Martijn van Oosterhout wrote:
-- Start of PGP signed section.
> On Thu, Dec 08, 2005 at 05:54:35PM -0500, Gregory Maxwell wrote:
> > No, what is needed for people who care about fixing their data is a
> > loadable strip_invalid_utf8() that works in older versions.. then just
> > select * from bar where foo != strip_invalid_utf8(foo); The function
> > would be useful in general, for example, if you have an application
> > which doesn't already have much utf8 logic, you want to use a text
> > field, and stripping is the behaviour you want. For example, lots of
> > simple web applications.
>
> Would something like the following work? It's written in pl/pgsql and
> does (AFAICS) the same checking as the backend in recent releases.
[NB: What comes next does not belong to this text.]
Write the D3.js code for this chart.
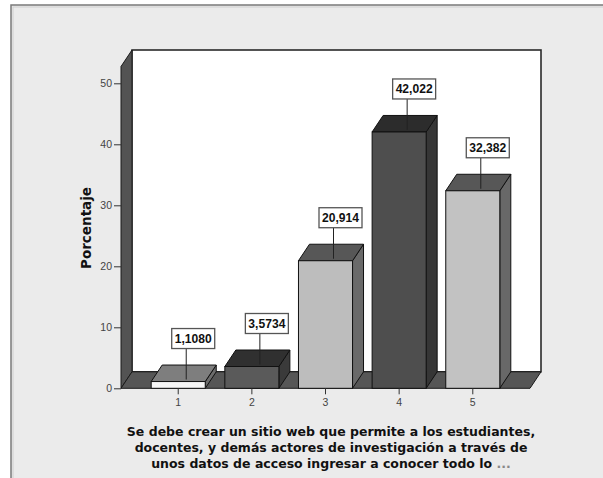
<!DOCTYPE html>
<html>
<head>
<meta charset="utf-8">
<script src="https://cdn.jsdelivr.net/npm/d3@7"></script>
<style>
  html, body { margin: 0; padding: 0; background: #ffffff; }
  svg { display: block; }
  text { font-family: "Liberation Sans", Arial, sans-serif; }
</style>
</head>
<body>
<script>
// Data: response categories and their percentages
const categories = ["1", "2", "3", "4", "5"];
const percentages = [1.1080, 3.5734, 20.914, 42.022, 32.382];
const valueLabels = ["1,1080", "3,5734", "20,914", "42,022", "32,382"];
const yTicks = [0, 10, 20, 30, 40, 50];
const yTitle = "Porcentaje";
const xTitleLines = [
  "Se debe crear un sitio web que permite a los estudiantes,",
  "docentes, y demás actores de investigación a través de",
  "unos datos de acceso ingresar a conocer todo lo"
];

// Shading of each bar's faces (front, top, side)
const frontFill = ["#f6f6f6", "#5a5a5a", "#bdbdbd", "#4e4e4e", "#c2c2c2"];
const topFill   = ["#7e7e7e", "#303030", "#575757", "#2c2c2c", "#575757"];
const sideFill  = ["#6c6c6c", "#3a3a3a", "#6a6a6a", "#363636", "#686868"];

const W = 603, H = 478;
const titleFont = "'DejaVu Sans', Verdana, sans-serif";
const svg = d3.select("body").append("svg").attr("width", W).attr("height", H);

// Panel background
svg.append("rect").attr("x", 11).attr("y", 5).attr("width", 600).attr("height", 480)
  .attr("fill", "#ebebeb").attr("stroke", "#7a7a7a").attr("stroke-width", 1.5);
svg.append("rect").attr("x", 13).attr("y", 7).attr("width", 600).attr("height", 480)
  .attr("fill", "none").attr("stroke", "#cfcfcf").attr("stroke-width", 1);

// Front plane geometry and depth offset of the 3D box
const left = 121, right = 530, base = 388.3;
const dx = 11, dy = 16.5;

const y = d3.scaleLinear().domain([0, 50]).range([base, 83.3]);
const yTopVal = y.invert(50 + dy); // value at which the back wall top sits on the front plane
const x = d3.scaleBand().domain(categories).range([left, right])
  .paddingInner(0.266).paddingOuter(0.41);

const backTop = y(yTopVal) - dy;

// Back wall
svg.append("rect")
  .attr("x", left + dx).attr("y", backTop)
  .attr("width", right - left).attr("height", base - dy - backTop)
  .attr("fill", "#ffffff").attr("stroke", "#2a2a2a").attr("stroke-width", 1.6);

// Left side wall
const sideTop = y(yTopVal);
svg.append("path")
  .attr("d", `M${left},${base} L${left},${sideTop} L${left + dx},${sideTop - dy} L${left + dx},${base - dy} Z`)
  .attr("fill", "#535353").attr("stroke", "#1a1a1a").attr("stroke-width", 1);

// Floor
svg.append("path")
  .attr("d", `M${left},${base} L${right},${base} L${right + dx},${base - dy} L${left + dx},${base - dy} Z`)
  .attr("fill", "#565656").attr("stroke", "#1a1a1a").attr("stroke-width", 1);

// Bars
const bars = svg.append("g");
categories.forEach((c, i) => {
  const x0 = x(c), x1 = x0 + x.bandwidth(), yt = y(percentages[i]);
  const g = bars.append("g");
  g.append("path") // side
    .attr("d", `M${x1},${base} L${x1},${yt} L${x1 + dx},${yt - dy} L${x1 + dx},${base - dy} Z`)
    .attr("fill", sideFill[i]).attr("stroke", "#111").attr("stroke-width", 1);
  g.append("path") // top
    .attr("d", `M${x0},${yt} L${x0 + dx},${yt - dy} L${x1 + dx},${yt - dy} L${x1},${yt} Z`)
    .attr("fill", topFill[i]).attr("stroke", "#111").attr("stroke-width", 1);
  g.append("rect") // front
    .attr("x", x0).attr("y", yt).attr("width", x.bandwidth()).attr("height", base - yt)
    .attr("fill", frontFill[i]).attr("stroke", "#111").attr("stroke-width", 1);
});

// Y axis
const yAxis = d3.axisLeft(y).tickValues(yTicks).tickSize(7).tickPadding(2).tickFormat(d3.format("d"));
const gy = svg.append("g").attr("transform", `translate(${left},0)`).call(yAxis);
gy.select(".domain").remove();
gy.selectAll(".tick line").attr("stroke", "#333");
gy.selectAll(".tick text").attr("fill", "#444").style("font-size", "10.5px")
  .style("font-family", "'Liberation Sans', Arial, sans-serif");

// X axis
const xAxis = d3.axisBottom(x).tickSize(6).tickPadding(4);
const gx = svg.append("g").attr("transform", `translate(0,${base})`).call(xAxis);
gx.select(".domain").remove();
gx.selectAll(".tick line").attr("stroke", "#333");
gx.selectAll(".tick text").attr("fill", "#444").style("font-size", "10.5px")
  .style("font-family", "'Liberation Sans', Arial, sans-serif");

// Value labels with leader lines
const labels = svg.append("g");
categories.forEach((c, i) => {
  const cx = x(c) + x.bandwidth() / 2;
  const yt = y(percentages[i]);
  const boxW = 43, boxH = 20;
  const bx = cx + 15, lx = cx + 8;
  const boxBottom = yt - 33;
  labels.append("line")
    .attr("x1", lx).attr("x2", lx).attr("y1", boxBottom).attr("y2", yt - 2)
    .attr("stroke", "#222").attr("stroke-width", 1);
  labels.append("rect")
    .attr("x", bx - boxW / 2).attr("y", boxBottom - boxH)
    .attr("width", boxW).attr("height", boxH)
    .attr("fill", "#ffffff").attr("stroke", "#555").attr("stroke-width", 1.3);
  labels.append("text")
    .attr("x", bx).attr("y", boxBottom - boxH / 2 + 4.5)
    .attr("text-anchor", "middle")
    .style("font-size", "12px").style("font-weight", "bold").attr("fill", "#111")
    .attr("textLength", 37).attr("lengthAdjust", "spacingAndGlyphs")
    .text(valueLabels[i]);
});

// Y title
svg.append("text")
  .attr("transform", "translate(91,228) rotate(-90)")
  .attr("text-anchor", "middle")
  .style("font-family", titleFont)
  .style("font-size", "13.5px").style("font-weight", "bold").attr("fill", "#111")
  .text(yTitle);

// X title
const xt = svg.append("text").attr("text-anchor", "middle")
  .style("font-family", titleFont)
  .style("font-size", "12.5px").style("font-weight", "bold").attr("fill", "#111");
xTitleLines.forEach((line, i) => {
  const t = xt.append("tspan").attr("x", 331).attr("y", 436 + i * 16).text(line);
  if (i === xTitleLines.length - 1) {
    t.text(line + " ");
    t.append("tspan").attr("fill", "#888").text("...");
  }
});
</script>
</body>
</html>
> Except the backend only supports up to 4-byte UTF-8 whereas this
> function checks upto six byte. For a six byte UTF-8 character, who is
> wrong?
>
> In any case, people should be able to do something like:
>
> SELECT field FROM table WHERE NOT utf8_verify(field,4);
>
> To check conformance with PostgreSQL 8.1. Note, I don't have large
> chunks of UTF-8 to test with but it works for the characters I tried
> with. Tested with 7.4.
I think the problem with any kind of function-call detection is that the
data has to get into the database first, and it isn't clear how someone
loading a failed dump would do that aside from modifying the column to
bytea in the dump, loading it in, then fixing it. The iconv idea has
the advantage that it can be fixed before loading into the database.